El de San Lorenzo Tezonco, en Iztapalapa, un vía crucis fuera de todo sagrado guión
Desde hace unos 50 años, se conmemora la crucifixión en este lado de la demarcación
Sábado 11 de abril de 2009, p. 3
Órale, que ya se le rompió el tobillo al Cristo
, fue la escueta orden que un policía de a pie le dio a un par de paramédicos que, enseguida y a paso no tan veloz, se dieron a la tarea de cumplir con su deber, fuera de todo sagrado guión.
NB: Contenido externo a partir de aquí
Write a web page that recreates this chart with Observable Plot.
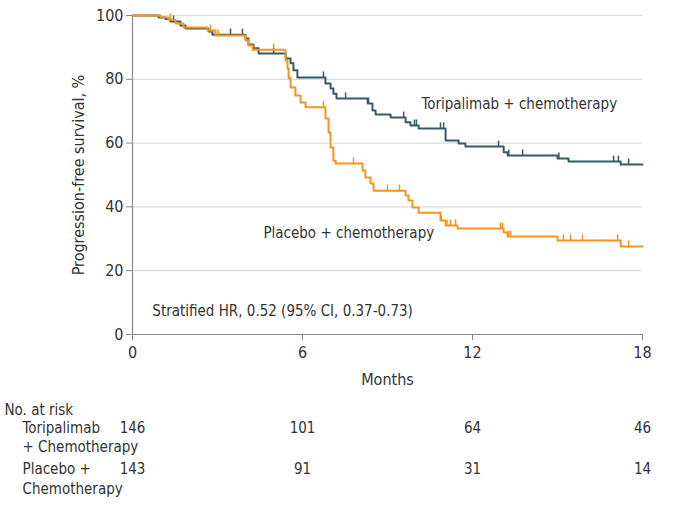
<!DOCTYPE html>
<html><head><meta charset="utf-8">
<script src="https://cdn.jsdelivr.net/npm/d3@7"></script>
<script src="https://cdn.jsdelivr.net/npm/@observablehq/plot@0.6"></script>
<style>body{margin:0;background:#fff}</style></head>
<body><div id="chart"></div>
<script>
// ---- data ----
const monthTicks = [0, 6, 12, 18];
const yTicks = [0, 20, 40, 60, 80, 100];

const toriTimes = [0.92,1.16,1.34,1.69,1.87,2.68,2.82,3.99,4.09,4.27,4.45,5.41,5.58,5.68,5.82,6.81,6.99,7.09,7.20,8.30,8.47,8.58,9.11,9.64,9.81,10.10,11.05,11.51,11.75,13.10,13.24,15.00,15.39,17.23];
const toriSurv  = [99.4,98.9,98.1,96.9,95.9,95.0,94.0,92.8,90.9,89.7,88.1,86.5,85.0,82.8,80.6,78.7,77.1,75.5,74.0,72.4,70.2,69.0,68.0,66.5,65.5,64.6,60.8,59.9,58.9,57.1,56.1,55.2,54.2,53.3];
const toriCensor = [1.45,3.46,3.88,4.98,6.74,7.52,8.33,9.57,9.95,10.02,10.87,10.98,12.92,13.28,13.77,15.05,16.98,17.15,17.51];

const placTimes = [0.99,1.27,1.52,1.80,2.65,2.93,3.99,4.09,4.24,5.40,5.47,5.51,5.58,5.75,5.93,6.11,6.81,6.92,6.99,7.09,7.17,8.12,8.22,8.40,8.51,9.64,9.74,9.88,10.10,10.87,11.05,11.47,13.10,13.24,15.00,17.23];
const placSurv  = [99.4,98.7,97.5,96.2,95.3,93.7,92.2,90.6,89.3,85.9,83.4,80.3,77.4,74.9,72.7,71.2,67.7,63.3,58.6,54.5,53.6,51.4,49.2,47.3,45.1,43.6,42.0,39.8,38.2,35.7,34.2,33.2,32.0,30.7,29.5,27.6];
const placCensor = [1.34,2.75,3.02,4.98,6.74,7.80,9.00,9.42,10.90,11.10,11.22,11.40,12.99,13.06,13.28,13.34,15.21,15.46,15.88,17.12,17.51];

const toriRisk = [146, 101, 64, 46];
const placRisk = [143, 91, 31, 14];
const toriName = "Toripalimab + chemotherapy";
const placName = "Placebo + chemotherapy";
const hrText = "Stratified HR, 0.52 (95% CI, 0.37-0.73)";
const riskTitle = "No. at risk";
const toriRowLabel = ["Toripalimab", "+ Chemotherapy"];
const placRowLabel = ["Placebo +", "Chemotherapy"];

// ---- build tables ----
const teal = "#355b67", orange = "#f7941d";
function curve(times, surv) {
  const pts = [{t: 0, s: 100}];
  times.forEach((t, i) => pts.push({t, s: surv[i]}));
  pts.push({t: 18, s: surv[surv.length - 1]});
  return pts;
}
function survAt(times, surv, t) {
  let s = 100;
  for (let i = 0; i < times.length; i++) if (times[i] <= t) s = surv[i];
  return s;
}
const toriCurve = curve(toriTimes, toriSurv);
const placCurve = curve(placTimes, placSurv);
const toriC = toriCensor.map(t => ({t, s: survAt(toriTimes, toriSurv, t)}));
const placC = placCensor.map(t => ({t, s: survAt(placTimes, placSurv, t)}));
const tickUp = {draw(ctx, size) { const h = Math.sqrt(size / Math.PI) * 2; ctx.moveTo(0, 0); ctx.lineTo(0, -h); }};

const leftLabel = (txt, dx, dy) => Plot.text([txt], {frameAnchor: "bottom-left", dx, dy, text: d => d, textAnchor: "start", fill: "#333"});

const font = "'Liberation Sans Narrow','DejaVu Sans Condensed',sans-serif";
const plot = Plot.plot({
  width: 673, height: 514,
  marginLeft: 132, marginRight: 31, marginTop: 15, marginBottom: 180,
  style: {fontFamily: font, fontSize: "15px", color: "#333", background: "#fff", overflow: "visible"},
  x: {domain: [0, 18]},
  y: {domain: [0, 100]},
  marks: [
    Plot.gridY(yTicks.filter(d => d > 0), {stroke: "#dcdcdc", strokeOpacity: 1, strokeWidth: 1.2}),
    Plot.axisY({ticks: yTicks, tickSize: 6, tickPadding: 3, stroke: "#888", fill: "#333", fontSize: 16,
      label: "Progression-free survival, %", labelAnchor: "center", labelArrow: "none", labelOffset: 60}),
    Plot.axisX({ticks: monthTicks, tickSize: 6, tickPadding: 6, stroke: "#888", fill: "#333", fontSize: 16,
      label: "Months", labelAnchor: "center", labelArrow: "none", labelOffset: 50}),
    Plot.ruleX([0], {stroke: "#888", strokeWidth: 1.2}),
    Plot.ruleY([0], {stroke: "#888", strokeWidth: 1.2}),
    Plot.line(toriCurve, {x: "t", y: "s", curve: "step-after", stroke: teal, strokeWidth: 2}),
    Plot.dot(toriC, {x: "t", y: "s", symbol: tickUp, r: 3, stroke: teal, strokeWidth: 1.5}),
    Plot.line(placCurve, {x: "t", y: "s", curve: "step-after", stroke: orange, strokeWidth: 2}),
    Plot.dot(placC, {x: "t", y: "s", symbol: tickUp, r: 3, stroke: orange, strokeWidth: 1.5}),
    Plot.text([toriName], {x: 10.2, y: 72.1, text: d => d, textAnchor: "start", fill: "#333"}),
    Plot.text([placName], {x: 4.62, y: 31.7, text: d => d, textAnchor: "start", fill: "#333"}),
    Plot.text([hrText], {x: 0.7, y: 7.2, text: d => d, textAnchor: "start", fill: "#333"}),
    // number at risk
    leftLabel(riskTitle, -128, 80),
    leftLabel(toriRowLabel[0], -110, 98),
    leftLabel(toriRowLabel[1], -110, 117),
    leftLabel(placRowLabel[0], -110, 139),
    leftLabel(placRowLabel[1], -110, 159),
    Plot.text(toriRisk, {x: (d, i) => monthTicks[i], frameAnchor: "bottom", dy: 98, text: d => String(d), fill: "#333"}),
    Plot.text(placRisk, {x: (d, i) => monthTicks[i], frameAnchor: "bottom", dy: 139, text: d => String(d), fill: "#333"})
  ]
});
document.getElementById("chart").append(plot);
</script>
</body></html>
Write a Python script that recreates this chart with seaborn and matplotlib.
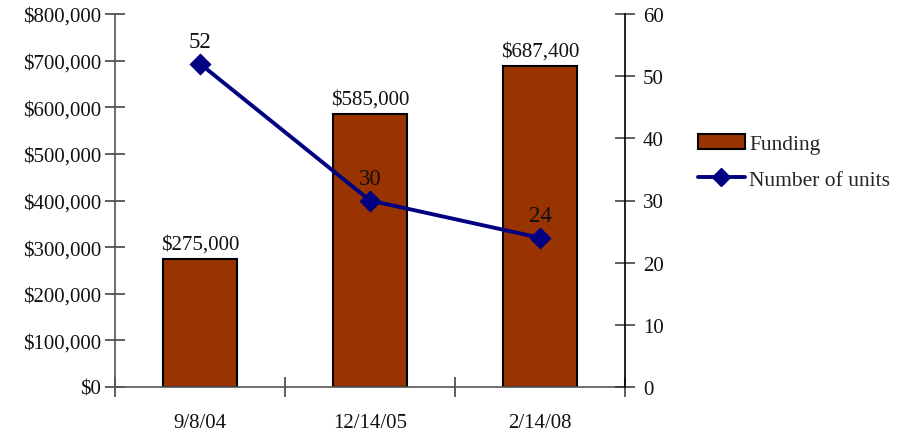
import matplotlib
matplotlib.use("Agg")
import matplotlib.pyplot as plt
import seaborn as sns
import pandas as pd
from matplotlib.ticker import FuncFormatter, FixedLocator
from matplotlib.patches import Patch
from matplotlib.lines import Line2D

dates = ["9/8/04", "12/14/05", "2/14/08"]
funding = [275000, 585000, 687400]
units = [52, 30, 24]
funding_labels = ["$275,000", "$585,000", "$687,400"]

sns.set_theme(style="white")
plt.rcParams['font.family'] = ['Liberation Serif', 'DejaVu Serif']

df = pd.DataFrame({"date": dates, "funding": funding, "units": units})

fig = plt.figure(figsize=(9.05, 4.35), dpi=100)
ax = fig.add_axes([115/905, 1-388/435, (625-115)/905, (388-15)/435])

bar_color = "#993300"
line_color = "#000080"
fs = 15

sns.barplot(data=df, x="date", y="funding", ax=ax, color=bar_color,
            edgecolor="black", linewidth=1.5, width=0.44, saturation=1)
ax.set_ylim(0, 800000)
ax.set_xlim(-0.5, 2.5)
ax.set_yticks(range(0, 800001, 100000))
ax.yaxis.set_major_formatter(FuncFormatter(lambda v, p: "${:,.0f}".format(v)))
ax.set_xlabel("")
ax.set_ylabel("")

for i, (v, lab) in enumerate(zip(funding, funding_labels)):
    ax.text(i, v + 12000, lab, ha="center", va="bottom", fontsize=fs, color="#111111")

ax2 = ax.twinx()
sns.pointplot(data=df, x="date", y="units", ax=ax2, color=line_color,
              markers="D", markersize=9, linewidth=2.8)
ax2.set_ylim(0, 60)
ax2.set_xlim(-0.5, 2.5)
ax2.set_yticks(range(0, 61, 10))
ax2.set_ylabel("")
ax2.set_xlabel("")
for i, v in enumerate(units):
    ax2.text(i, v + 1.9, str(v), ha="center", va="bottom", fontsize=16.5, color="#111111")

for a in (ax, ax2):
    for s in a.spines.values():
        s.set_visible(False)
ax.spines["left"].set_visible(True)
ax.spines["left"].set_color("#555555")
ax.spines["bottom"].set_visible(True)
ax.spines["bottom"].set_color("#555555")
ax2.spines["right"].set_visible(True)
ax2.spines["right"].set_color("black")
for s in ("left", "bottom", "right"):
    ax.spines[s].set_linewidth(1.2)
    ax2.spines[s].set_linewidth(1.2)

ax.tick_params(axis="y", direction="inout", length=14, width=1.1, color="#333333",
               labelsize=fs, pad=3, left=True, labelcolor="#111111")
ax2.tick_params(axis="y", direction="inout", length=14, width=1.1, color="#333333",
                labelsize=fs, pad=6, right=True, labelcolor="#111111")
ax.tick_params(axis="x", which="major", length=0, pad=19, labelsize=fs, labelcolor="#111111")
ax.xaxis.set_minor_locator(FixedLocator([-0.5, 0.5, 1.5, 2.5]))
ax.tick_params(axis="x", which="minor", direction="inout", length=14, width=1.1,
               color="#333333", bottom=True)
ax2.tick_params(axis="x", which="both", bottom=False, top=False)

handles = [Patch(facecolor=bar_color, edgecolor="black", linewidth=1.5),
           Line2D([0], [0], color=line_color, lw=2.8, marker="D", markersize=9)]
fig.legend(handles, ["Funding", "Number of units"], loc="upper left",
           bbox_to_anchor=(689/905, 1-126/435), frameon=False, fontsize=15.5,
           handlelength=2.2, handletextpad=0.2, labelspacing=0.75, borderaxespad=0)

fig.savefig("out.png", dpi=100)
Eran casi las 14 horas de la calurosa tarde del Viernes Santo, en la esquina de la avenida Tláhuac y el callejón de San Lorenzo, en Iztapalapa, cuando por el walkie-talkie del guardián del orden se escuchó el mensaje que daba cuenta de la lesión del principal actor de la representación, que los vecinos, del que todavía llaman el pueblo de San Lorenzo Tezonco, efectúan desde hace unos 50 años, como da cuenta más tarde otro Jesús, pero éste Morales, quien antes sólo había participado como mirón, pero ahora era parte de la logística de esta conmemoración, a la cual nunca había acudido ningún representante de los medios de comunicación.
Colonos y curiosos, ajenos al percance que, pudo comprobarse después, resultó menor, ya se alineaban del lado sombreado de la calle; ancianos e infantes tomaban lugar al borde de la banqueta, armados con una fresca paleta o con su bolsa de plástico rebozante de fruta, ambos bienes conseguidos de entre el enjambre de vendedores o bien junto a la improvisada tienda, en la boca de un zaguán, junto al salón de belleza que marca una oferta de planchado de cejas gratuito al pago de 15 pesos por una depilación.
El redoble de un destemplado tambor en la pequeña explanada de la parroquia de San Lorenzo, quien –según se sabe– fue diácono y mártir, anuncia que el juicio al Rey de los Judíos está por comenzar.
Pilatos, Caifás y el resto del elenco asumen sus puestos en el improvisado templete, mero enfrente de lo que bien puede ser la competencia, a juzgar por las cifras que citan la pérdida de la feligresía católica, la Iglesia Nacional Presbiteriana El divino Salvador.
Sergio Corona López, quien monta a Relámpago, inquieto tordillo, obviamente acalorado, tiene un lugar de privilegio para observar la escena. Poco después, otros jinetes, éstos sí parte del cuadro actoral, van en la vanguardia durante el corto trayecto de cuatro cuadras que separa el templo de cantera del Panteón Civil, al pie del cerro del Mocajete y a un lado de las minimalistas instalaciones de la Universidad Autónoma de la Ciudad de México, lugar elegido para la crucifixión, en un leve promontorio en torno al cual se arremolinan varios cientos de dolientes que, faltaba más, también sacan raja de lo ocurrido en el minimontecito del Calvario, y a 10 pesos dan el litro de tepache, introducido quién sabe por qué artes al antes inmenso camposanto que cedió espacio para funciones más vitales, como la construcción de un par de centros educativos –pues también hay un plantel del Instituto de Educación Media Superior del Distrito Federal– o la atención a la salud, en el flamante hospital de especialidades Dr. Belisario Domínguez, asimismo del gobierno capitalino.
Ya rayan las cuatro de la tarde y Ricardo Rojas, panadero que hace de Cristo por segundo año consecutivo, llega al pináculo exhausto con su pesada carga de madera y aguantando los azotes de los cinturones de algodón, pero forrados de vinil, cuando escucha palabras que lo consuelan, que uno de los presentes lanza a un fariseo: “¡Ya, cabrón!, no seas manchado, que te toque a ti el año que entra y vas a ver cómo te va a ir, ojete”.